■ **DESCRIPTION OF THE TASK**
Word for word, give the material below again, minus any images.

■ **RAW DATA**
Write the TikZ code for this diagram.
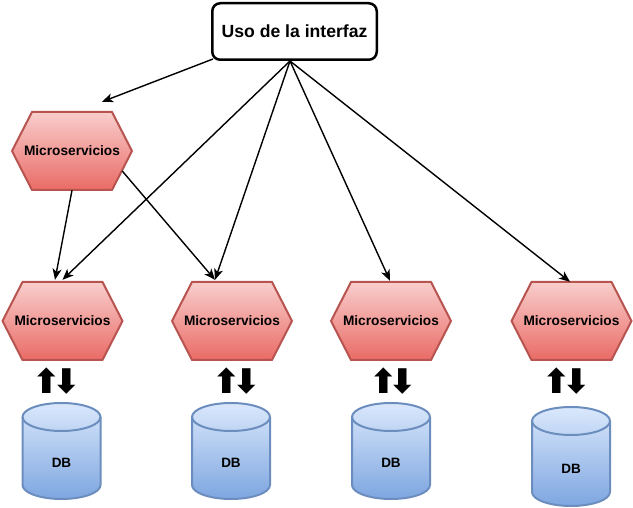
\documentclass[tikz,border=0pt]{standalone}
\usepackage{fontspec}
\setmainfont{Liberation Sans}
\newfontfamily\arrowfont{DejaVu Sans}
\usetikzlibrary{arrows.meta}
\definecolor{msTop}{HTML}{F8CECC}
\definecolor{msBottom}{HTML}{EA6B66}
\definecolor{msBorder}{HTML}{B85450}
\definecolor{dbTop}{HTML}{DAE8FC}
\definecolor{dbBottom}{HTML}{7EA6E0}
\definecolor{dbBorder}{HTML}{6C8EBF}
\begin{document}
\begin{tikzpicture}[x=1pt,y=1pt,
  conn/.style={line width=1.4pt,-{Stealth[length=11pt,width=9pt,inset=3pt]}},
  uibox/.style={draw,rounded corners=8pt,line width=2.5pt,minimum width=164.5pt,minimum height=56.5pt,font=\bfseries\fontsize{17.6}{20}\selectfont},
  hexshade/.style={top color=msTop,bottom color=msBottom,draw=msBorder,line width=2pt},
  hexlabel/.style={minimum width=120pt,minimum height=78pt,inner sep=0pt,font=\bfseries\fontsize{13.7}{16}\selectfont},
  dbshade/.style={top color=dbTop,bottom color=dbBottom,draw=dbBorder,line width=2pt},
  dbline/.style={draw=dbBorder,line width=2pt},
  dblabel/.style={inner sep=0pt,font=\bfseries\fontsize{13.5}{16}\selectfont},
  updown/.style={inner sep=0pt,font=\arrowfont\bfseries\fontsize{34}{38}\selectfont}]
  \useasboundingbox (0,0) rectangle (633,508);
  \node[uibox] (ui) at (294.5,476.5) {Uso de la interfaz};
  \foreach \n/\x/\y in {ms0/72/357,ms1/62.5/187,ms2/232/187,ms3/391/187,ms4/571.5/187} {
    \path[hexshade] (\x-40,\y+39) -- (\x+40,\y+39) -- (\x+60,\y) -- (\x+40,\y-39) -- (\x-40,\y-39) -- (\x-60,\y) -- cycle;
    \node[hexlabel] (\n) at (\x,\y) {Microservicios};
  }
  \foreach \n/\x in {ud1/56.5,ud2/236.5,ud3/393,ud4/566.5}
    \node[updown] (\n) at (\x,126.5) {⬆\kern-9pt⬇};
  \foreach \n/\x/\t/\b in {db1/61.5/105/9,db2/231/105/9,db3/391/105/9,db4/571/101/2} {
    \path[dbshade] (\x-39,\t-14) arc (180:0:39 and 14) -- (\x+39,\b+14) arc (0:-180:39 and 14) -- cycle;
    \draw[dbline] (\x-39,\t-14) arc (180:360:39 and 14);
    \node[dblabel] (\n) at ({\x},{(\t+\b)/2-12}) {DB};
  }
  \coordinate (hub) at ([xshift=-4.5pt]ui.south);
  \draw[conn] ([xshift=2pt,yshift=2pt]ui.south west) -- ([xshift=30pt,yshift=10pt]ms0.north);
  \draw[conn] (ms0.south) -- ([xshift=-7.5pt,yshift=2pt]ms1.north);
  \draw[conn] ([xshift=-10pt,yshift=-20pt]ms0.east) -- ([xshift=-17pt,yshift=2pt]ms2.north);
  \draw[conn] (hub) -- ([yshift=2pt]ms1.north);
  \draw[conn] (hub) -- ([xshift=-17pt,yshift=2pt]ms2.north);
  \draw[conn] (hub) -- ([xshift=-1pt,yshift=1pt]ms3.north);
  \draw[conn] (hub) -- ([xshift=-1.5pt]ms4.north);
\end{tikzpicture}
\end{document}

■ **ANSWER TO THE EXERCISE**
Write the TikZ code for this diagram.
\documentclass[tikz,border=0pt]{standalone}
\usepackage{fontspec}
\setmainfont{Liberation Sans}
\newfontfamily\arrowfont{DejaVu Sans}
\usetikzlibrary{arrows.meta}
\definecolor{msTop}{HTML}{F8CECC}
\definecolor{msBottom}{HTML}{EA6B66}
\definecolor{msBorder}{HTML}{B85450}
\definecolor{dbTop}{HTML}{DAE8FC}
\definecolor{dbBottom}{HTML}{7EA6E0}
\definecolor{dbBorder}{HTML}{6C8EBF}
\begin{document}
\begin{tikzpicture}[x=1pt,y=1pt,
  conn/.style={line width=1.4pt,-{Stealth[length=11pt,width=9pt,inset=3pt]}},
  uibox/.style={draw,rounded corners=8pt,line width=2.5pt,minimum width=164.5pt,minimum height=56.5pt,font=\bfseries\fontsize{17.6}{20}\selectfont},
  hexshade/.style={top color=msTop,bottom color=msBottom,draw=msBorder,line width=2pt},
  hexlabel/.style={minimum width=120pt,minimum height=78pt,inner sep=0pt,font=\bfseries\fontsize{13.7}{16}\selectfont},
  dbshade/.style={top color=dbTop,bottom color=dbBottom,draw=dbBorder,line width=2pt},
  dbline/.style={draw=dbBorder,line width=2pt},
  dblabel/.style={inner sep=0pt,font=\bfseries\fontsize{13.5}{16}\selectfont},
  updown/.style={inner sep=0pt,font=\arrowfont\bfseries\fontsize{34}{38}\selectfont}]
  \useasboundingbox (0,0) rectangle (633,508);
  \node[uibox] (ui) at (294.5,476.5) {Uso de la interfaz};
  \foreach \n/\x/\y in {ms0/72/357,ms1/62.5/187,ms2/232/187,ms3/391/187,ms4/571.5/187} {
    \path[hexshade] (\x-40,\y+39) -- (\x+40,\y+39) -- (\x+60,\y) -- (\x+40,\y-39) -- (\x-40,\y-39) -- (\x-60,\y) -- cycle;
    \node[hexlabel] (\n) at (\x,\y) {Microservicios};
  }
  \foreach \n/\x in {ud1/56.5,ud2/236.5,ud3/393,ud4/566.5}
    \node[updown] (\n) at (\x,126.5) {⬆\kern-9pt⬇};
  \foreach \n/\x/\t/\b in {db1/61.5/105/9,db2/231/105/9,db3/391/105/9,db4/571/101/2} {
    \path[dbshade] (\x-39,\t-14) arc (180:0:39 and 14) -- (\x+39,\b+14) arc (0:-180:39 and 14) -- cycle;
    \draw[dbline] (\x-39,\t-14) arc (180:360:39 and 14);
    \node[dblabel] (\n) at ({\x},{(\t+\b)/2-12}) {DB};
  }
  \coordinate (hub) at ([xshift=-4.5pt]ui.south);
  \draw[conn] ([xshift=2pt,yshift=2pt]ui.south west) -- ([xshift=30pt,yshift=10pt]ms0.north);
  \draw[conn] (ms0.south) -- ([xshift=-7.5pt,yshift=2pt]ms1.north);
  \draw[conn] ([xshift=-10pt,yshift=-20pt]ms0.east) -- ([xshift=-17pt,yshift=2pt]ms2.north);
  \draw[conn] (hub) -- ([yshift=2pt]ms1.north);
  \draw[conn] (hub) -- ([xshift=-17pt,yshift=2pt]ms2.north);
  \draw[conn] (hub) -- ([xshift=-1pt,yshift=1pt]ms3.north);
  \draw[conn] (hub) -- ([xshift=-1.5pt]ms4.north);
\end{tikzpicture}
\end{document}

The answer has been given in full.